▸ **Information supplied**
BEGIN
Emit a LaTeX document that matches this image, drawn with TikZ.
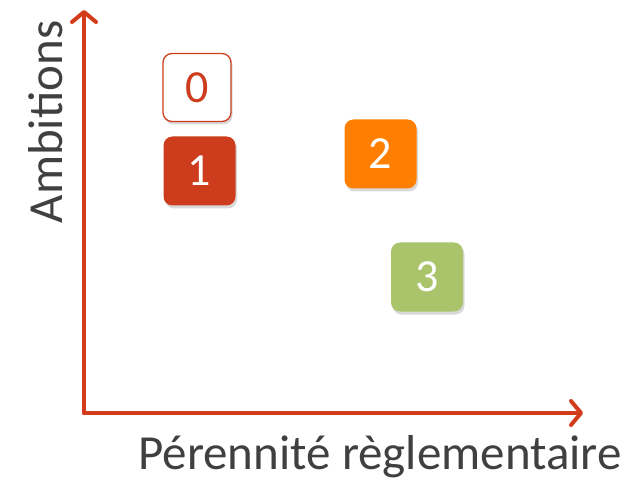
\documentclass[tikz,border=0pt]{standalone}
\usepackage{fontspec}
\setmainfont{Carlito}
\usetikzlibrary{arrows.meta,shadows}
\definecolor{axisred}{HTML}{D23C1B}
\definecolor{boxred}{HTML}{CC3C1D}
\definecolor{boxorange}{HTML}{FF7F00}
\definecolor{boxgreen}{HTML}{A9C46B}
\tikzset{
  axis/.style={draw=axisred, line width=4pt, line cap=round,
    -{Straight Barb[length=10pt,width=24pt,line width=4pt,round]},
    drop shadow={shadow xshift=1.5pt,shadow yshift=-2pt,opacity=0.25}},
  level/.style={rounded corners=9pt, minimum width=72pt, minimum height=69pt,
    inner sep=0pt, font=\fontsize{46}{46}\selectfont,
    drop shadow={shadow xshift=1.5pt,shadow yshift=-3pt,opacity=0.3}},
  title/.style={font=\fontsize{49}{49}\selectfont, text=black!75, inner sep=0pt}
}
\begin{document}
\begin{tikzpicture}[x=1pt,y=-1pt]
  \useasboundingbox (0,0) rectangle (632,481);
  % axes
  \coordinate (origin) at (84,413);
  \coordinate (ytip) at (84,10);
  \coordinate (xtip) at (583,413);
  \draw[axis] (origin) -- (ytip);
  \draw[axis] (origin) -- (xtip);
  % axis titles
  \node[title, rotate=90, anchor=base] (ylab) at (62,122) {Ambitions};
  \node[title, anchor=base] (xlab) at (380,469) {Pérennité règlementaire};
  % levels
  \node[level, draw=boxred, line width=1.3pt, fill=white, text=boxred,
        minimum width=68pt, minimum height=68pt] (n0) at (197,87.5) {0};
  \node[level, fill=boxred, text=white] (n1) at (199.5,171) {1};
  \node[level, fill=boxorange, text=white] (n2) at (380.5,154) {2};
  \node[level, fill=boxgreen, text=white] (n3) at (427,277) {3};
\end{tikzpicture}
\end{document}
END
▸ **What you need to do**
Quote the data exactly, leaving every image out of the copy.

▸ **Exercise solution**
Emit a LaTeX document that matches this image, drawn with TikZ.
\documentclass[tikz,border=0pt]{standalone}
\usepackage{fontspec}
\setmainfont{Carlito}
\usetikzlibrary{arrows.meta,shadows}
\definecolor{axisred}{HTML}{D23C1B}
\definecolor{boxred}{HTML}{CC3C1D}
\definecolor{boxorange}{HTML}{FF7F00}
\definecolor{boxgreen}{HTML}{A9C46B}
\tikzset{
  axis/.style={draw=axisred, line width=4pt, line cap=round,
    -{Straight Barb[length=10pt,width=24pt,line width=4pt,round]},
    drop shadow={shadow xshift=1.5pt,shadow yshift=-2pt,opacity=0.25}},
  level/.style={rounded corners=9pt, minimum width=72pt, minimum height=69pt,
    inner sep=0pt, font=\fontsize{46}{46}\selectfont,
    drop shadow={shadow xshift=1.5pt,shadow yshift=-3pt,opacity=0.3}},
  title/.style={font=\fontsize{49}{49}\selectfont, text=black!75, inner sep=0pt}
}
\begin{document}
\begin{tikzpicture}[x=1pt,y=-1pt]
  \useasboundingbox (0,0) rectangle (632,481);
  % axes
  \coordinate (origin) at (84,413);
  \coordinate (ytip) at (84,10);
  \coordinate (xtip) at (583,413);
  \draw[axis] (origin) -- (ytip);
  \draw[axis] (origin) -- (xtip);
  % axis titles
  \node[title, rotate=90, anchor=base] (ylab) at (62,122) {Ambitions};
  \node[title, anchor=base] (xlab) at (380,469) {Pérennité règlementaire};
  % levels
  \node[level, draw=boxred, line width=1.3pt, fill=white, text=boxred,
        minimum width=68pt, minimum height=68pt] (n0) at (197,87.5) {0};
  \node[level, fill=boxred, text=white] (n1) at (199.5,171) {1};
  \node[level, fill=boxorange, text=white] (n2) at (380.5,154) {2};
  \node[level, fill=boxgreen, text=white] (n3) at (427,277) {3};
\end{tikzpicture}
\end{document}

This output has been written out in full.